There are a lot of ways to reach a goal, but the gold standard is full engagement. The closer the goal is oriented to what really matters to you, the higher the likelihood of achievement – and happiness.
Engagement is generally understood well enough when it comes to relationships. The involved couple – just getting to know each other – haven’t committed. The engaged pair, on the other hand, have decided to make it permanent.
Outside of relationships, the distinction is often muddled. You can be deeply involved with the movie, book, sporting event, emergency room visit, speech, deadline, etc., but obviously there isn’t any commitment beyond enjoying, or enduring the experience of the moment. Yet, this involvement, the immersed state – is routinely misidentified as engagement. Immersion has little lasting power and details fade quickly. The general emotions are what come to mind, but soon, even these disappear. Occasionally, what’s experienced may return too vividly, but this comes of reliving, or re-hashing, rather than understanding and moving forward. And understanding and moving forward are what engagement is all about.
Success – Will that Be Regular or Satisfying?
Goal setting is an essential personal priority. Sorting out the difference between involvement and engagement is a critical necessity whenever a commitment is on the radar. Prospective jobs, courses of study – or anything new, really – that immediately appeal lose their shine quickly. In the everyday sense, the long term commitment and satisfaction factor usually hinge on how well the balance between what is expected of us, and what we can expect in return is maintained. In choosing between a high income job where selling nutritionally questionable foods is top priority, or a less exciting position with a company that places environmental responsibility high on the values list – would you consider the second job if you thought you’d stay happier there?
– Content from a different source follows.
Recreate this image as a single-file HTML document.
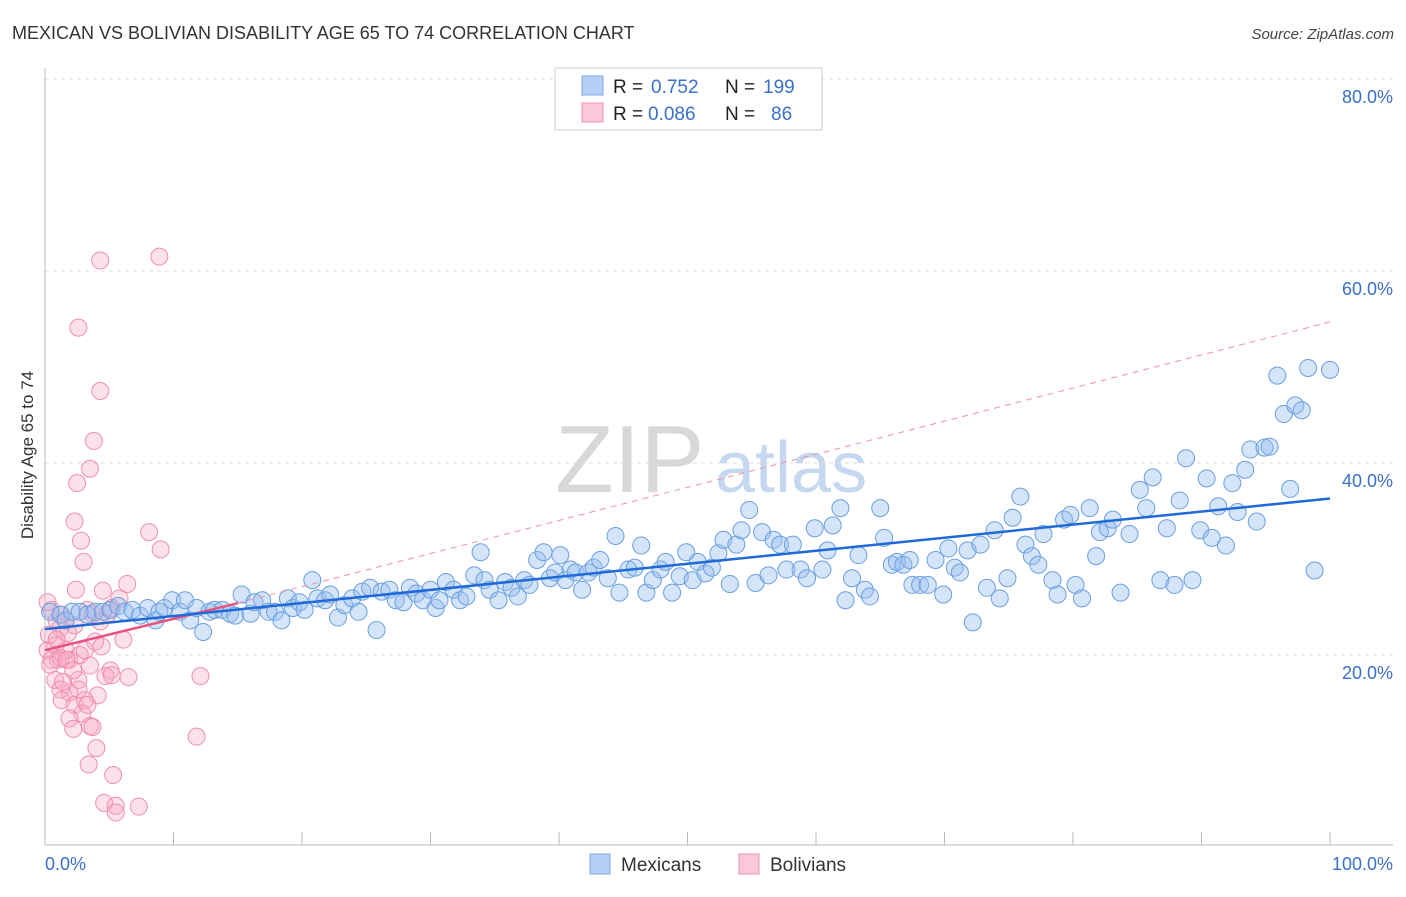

Engagement keeps motivation alive even if the going gets seriously tough. Without that vital connection, giving up, or having to resort to chronic self control to stick with it are common outcomes. Discovering what truly engages in the first place goes a long way to ensuring long-term satisfaction, despite bumps in the road.
When the Goal Has Tarnished
But all’s not lost if you find yourself committed out of involvement and bloom is now off the rose. Look at the task you’re involved with – and find a goal within it that connects more with your inner need for growth.
Look around – are there other people you could somehow provide back-up for?
Look closer – is there anything about the task you could learn more about ?
Look to the future – does the task teach you basics you could use to find more engaging activities?
Give it some careful thought and you’ll see ways to restore your inner link to motivation. Self-control burns a lot of energy, so even the smallest re-connection to engagement saves you in the long-haul. And, at the end of the day, if the new commitments aren’t enough in themselves, you still have the option. Sometimes the decision to start over and set a target more in tune with your drive to thrive is your very best bet. Don’t underestimate. Your current commitments can teach you plenty about what you really want to commit to.